On energy and asking questions

On energy There's a video of Steve Jobs speaking to Apple employees in the mid-nineties and you've watched it a million times. I'm sure you've noticed when he claims that employees were happy about their projects being cancelled. Completely leveled. Yet, they were ecstatic—how does that make sense? How could they be jumping with energy, excited about the direction of the company when their work was made null and void? That's the answer: direction. If you throw a ball, it has a lot of energy as it moves through the air,  but in order for it to move through three-dimensional space, it also has to have direction. Otherwise, it wouldn't move and there would be no kinetic energy involved. It is much the same with work. If you're focused on outputs, it may feel like you're moving, but you're not. When you realize how useless the work is (or it's made null and void by a manager), you'll quickly become depressed at your wasted time. However, if you are given direction, all of the sudden the energy you exert is purposeful. As a manager, you should make the vision you have known so that work never feels useless. As an employee, you should recognize when you don't have direction and aim for it as quickly as possible. In addition, don't let that sap your energy—find a new initiative and attack it with full force. You can gain energy by giving yourself direction. In fact, this is your responsibility. Lead yourself.
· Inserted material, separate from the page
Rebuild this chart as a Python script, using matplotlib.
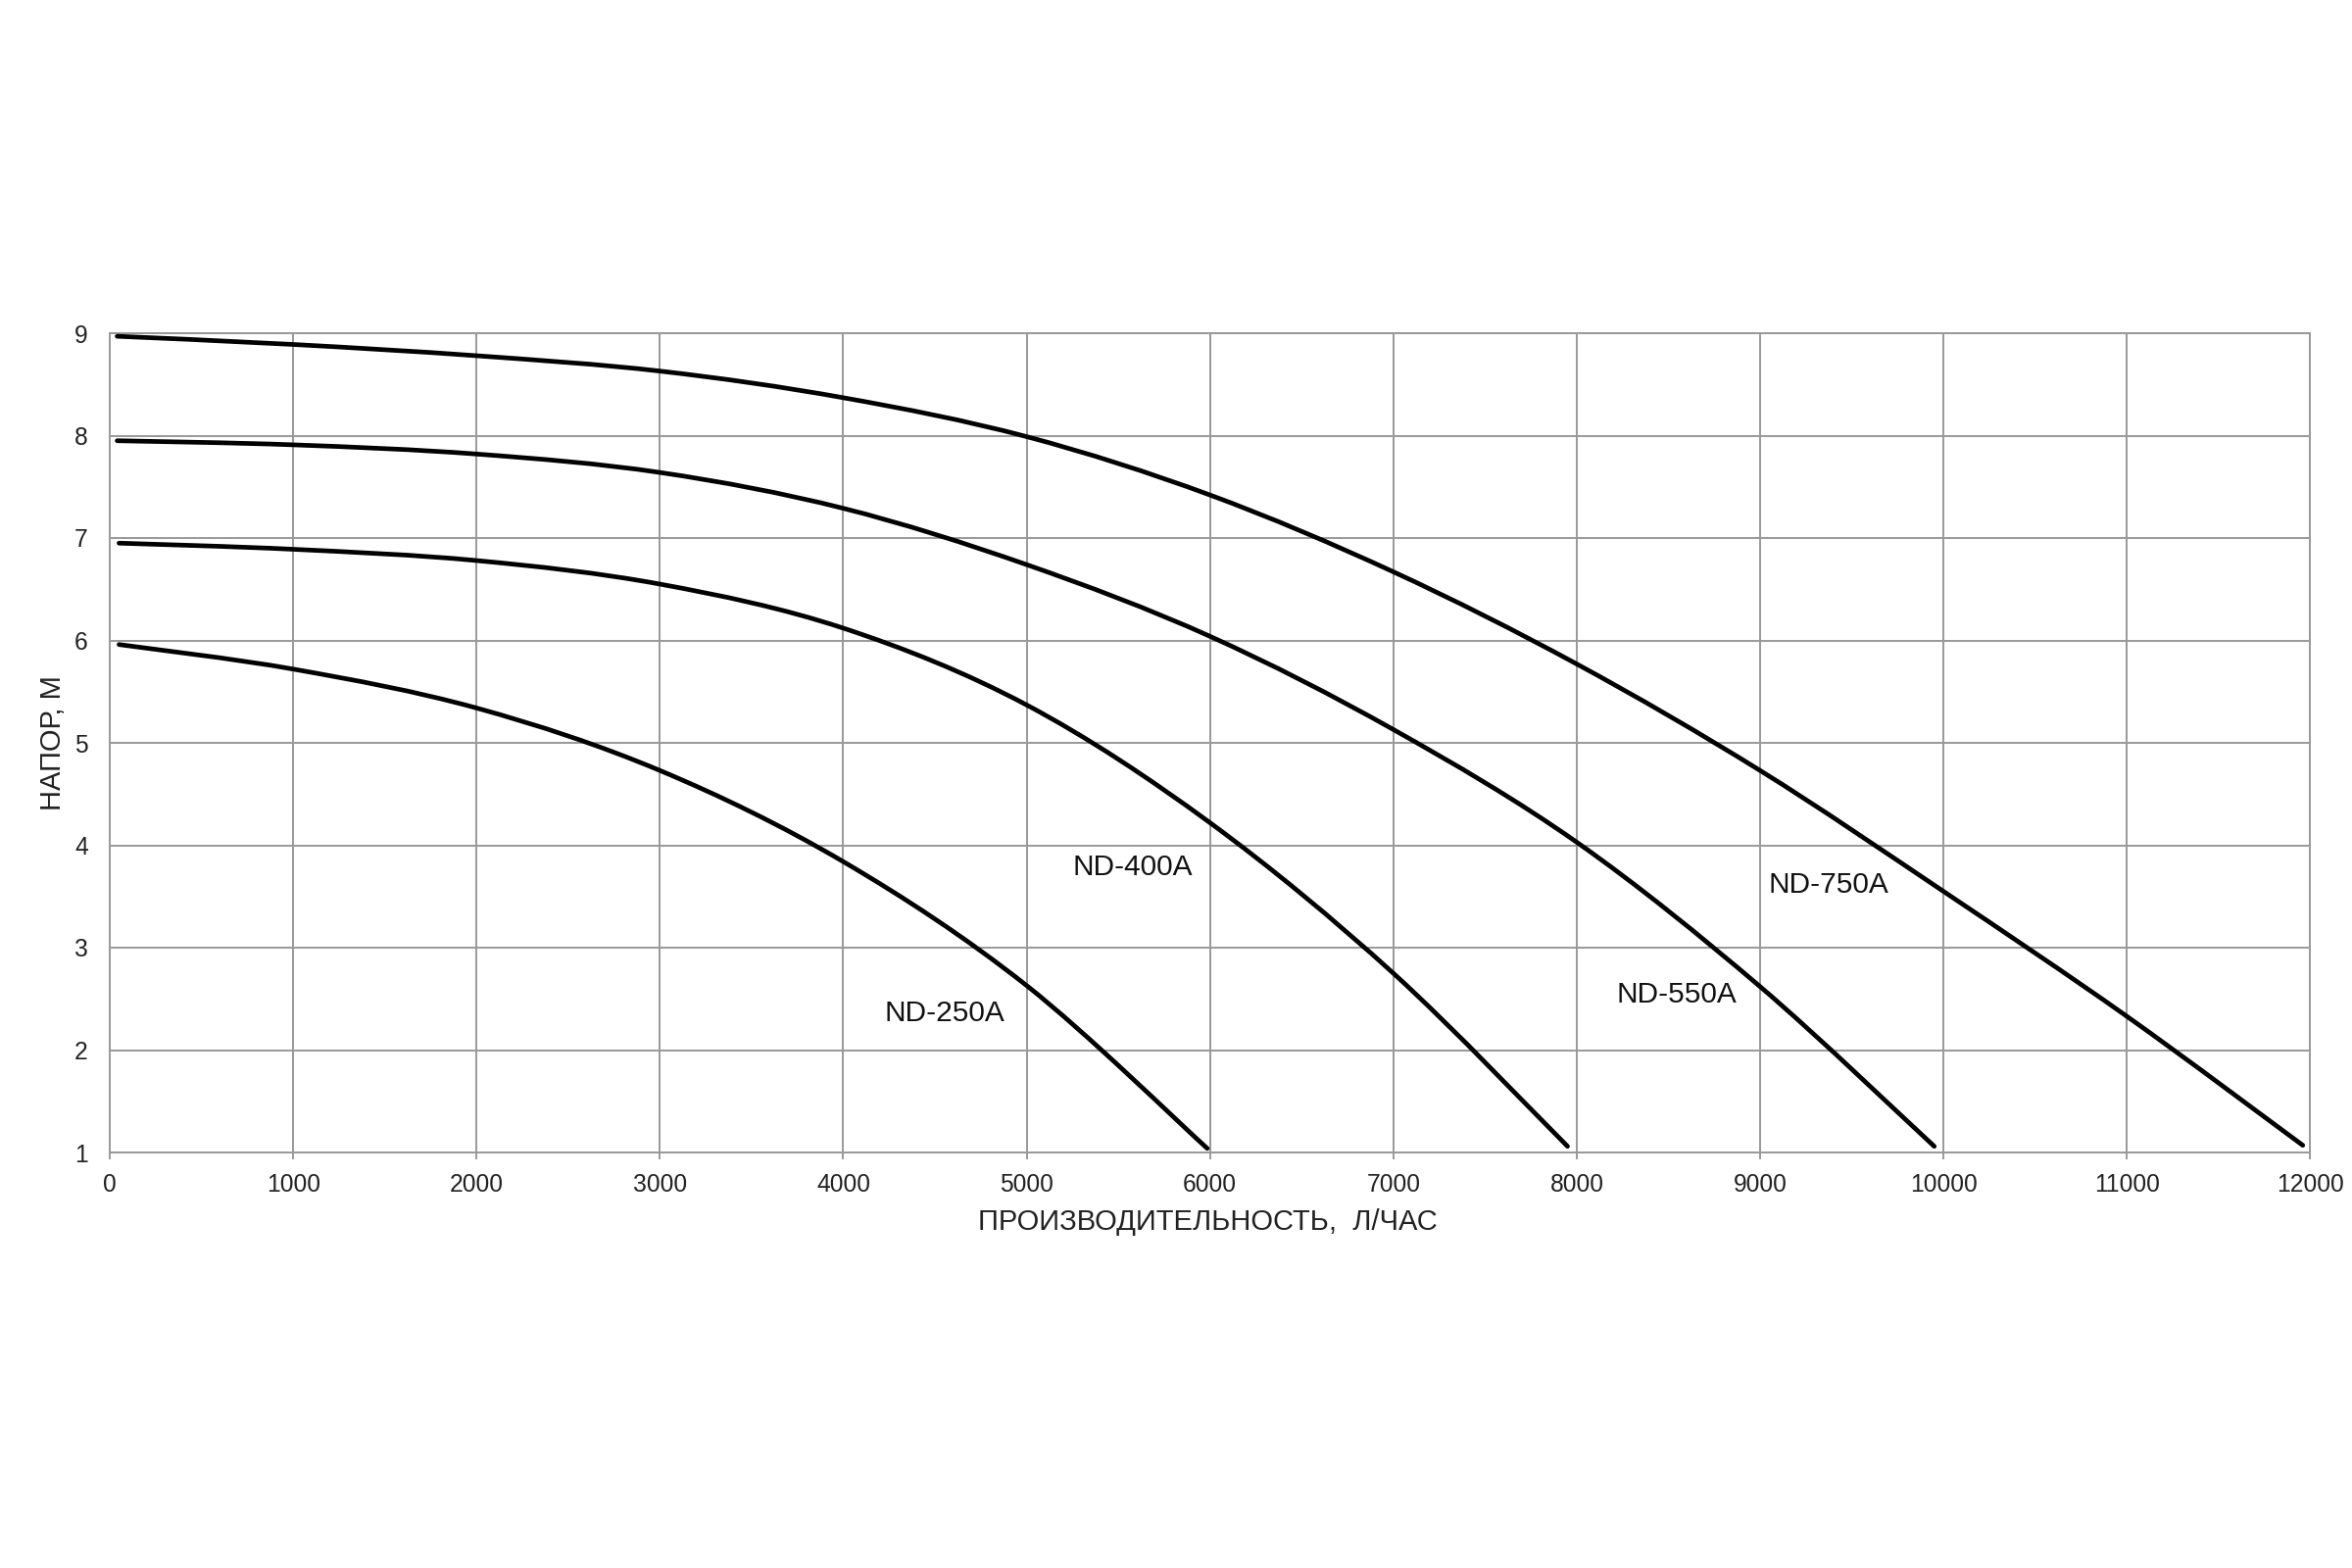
import matplotlib
matplotlib.use("Agg")
import matplotlib.pyplot as plt
from matplotlib.path import Path
from matplotlib.patches import PathPatch

plt.rcParams['font.family'] = ['Liberation Sans', 'DejaVu Sans']

# Flow (л/час) and head (м)
q_250 = [50, 1000, 2000, 3000, 4000, 5000, 5985]
h_250 = [5.96, 5.72, 5.34, 4.73, 3.84, 2.63, 1.04]

q_400 = [50, 1000, 2000, 3000, 4000, 5000, 6000, 7000, 7950]
h_400 = [6.95, 6.89, 6.78, 6.55, 6.12, 5.37, 4.22, 2.75, 1.06]

q_550 = [40, 1000, 2000, 3000, 4000, 5000, 6000, 7000, 8000, 9000, 9950]
h_550 = [7.95, 7.91, 7.82, 7.64, 7.29, 6.74, 6.04, 5.13, 4.03, 2.62, 1.06]

q_750 = [40, 1000, 2000, 3000, 4000, 5000, 6000, 7000, 8000, 9000, 10000, 11000, 11960]
h_750 = [8.97, 8.89, 8.78, 8.63, 8.37, 7.99, 7.42, 6.67, 5.77, 4.73, 3.55, 2.33, 1.07]

labels = ['ND-250A', 'ND-400A', 'ND-550A', 'ND-750A']
label_x = [4550, 5580, 8545, 9376]
label_y = [2.36, 3.78, 2.54, 3.61]

x_ticks = list(range(0, 12001, 1000))
y_ticks = list(range(1, 10))


def smooth_path(q, h):
    """Excel-style smoothed line: cubic Bezier segments through the data points."""
    pts = list(zip(q, h))
    n = len(pts)
    verts = [pts[0]]
    codes = [Path.MOVETO]
    for i in range(n - 1):
        p0 = pts[i - 1] if i > 0 else pts[i]
        p1 = pts[i]
        p2 = pts[i + 1]
        p3 = pts[i + 2] if i + 2 < n else pts[i + 1]
        c1 = (p1[0] + (p2[0] - p0[0]) / 6.0, p1[1] + (p2[1] - p0[1]) / 6.0)
        c2 = (p2[0] - (p3[0] - p1[0]) / 6.0, p2[1] - (p3[1] - p1[1]) / 6.0)
        verts += [c1, c2, p2]
        codes += [Path.CURVE4, Path.CURVE4, Path.CURVE4]
    return Path(verts, codes)


fig = plt.figure(figsize=(24, 16), dpi=100)
ax = fig.add_axes([0.0467, 0.265, 0.9355, 0.5225])

grid_color = '#999999'
for q, h in [(q_250, h_250), (q_400, h_400), (q_550, h_550), (q_750, h_750)]:
    patch = PathPatch(smooth_path(q, h), facecolor='none', edgecolor='black',
                      linewidth=3.4, capstyle='round', joinstyle='round', zorder=3)
    ax.add_patch(patch)

for name, lx, ly in zip(labels, label_x, label_y):
    ax.text(lx, ly, name, fontsize=21.5, ha='center', va='center', color='#111111', zorder=4)

ax.set_xlim(0, 12000)
ax.set_ylim(1, 9)
ax.set_xticks(x_ticks)
ax.set_yticks(y_ticks)
ax.set_xticklabels([str(t) for t in x_ticks], fontsize=17.7, color='#222222')
ax.set_yticklabels([str(t) for t in y_ticks], fontsize=17.7, color='#222222')
ax.grid(True, color=grid_color, linewidth=1.4, zorder=1)
ax.set_axisbelow(True)
for s in ax.spines.values():
    s.set_color(grid_color)
    s.set_linewidth(1.4)
ax.tick_params(axis='x', length=5, width=1.4, color=grid_color, pad=10)
ax.tick_params(axis='y', length=0, pad=16)

fig.text(0.5133, 0.2206, 'ПРОИЗВОДИТЕЛЬНОСТЬ,  Л/ЧАС', fontsize=21, ha='center', va='center', color='#222222')
fig.text(0.0225, 0.526, 'НАПОР, М', fontsize=21, ha='center', va='center', rotation=90, color='#222222')

fig.savefig('out.png', dpi=100, facecolor='white')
On asking questions The best communicators do not communicate to everyone else to prove their points. Rather, they question the opposing viewpoint and allow it to break down if it is false. However, it could also turn out to be true, and the best stay open to those possibilities. Remember that negotiation is not about winning but discovering the truth of the matter. It doesn't matter if you're right or wrong at the beginning, it matters if you're right or wrong at the end. Chris Voss teaches about asking the right questions and using questions to mirror the other person in a conversation since it makes them more comfortable. Jesus does an excellent job of confronting tense situations with questions rather than declarations. Socrates developed an entire school of thought around asking questions. This is a form of communication you should master and pay more attention to, because you see the impact of it all around you.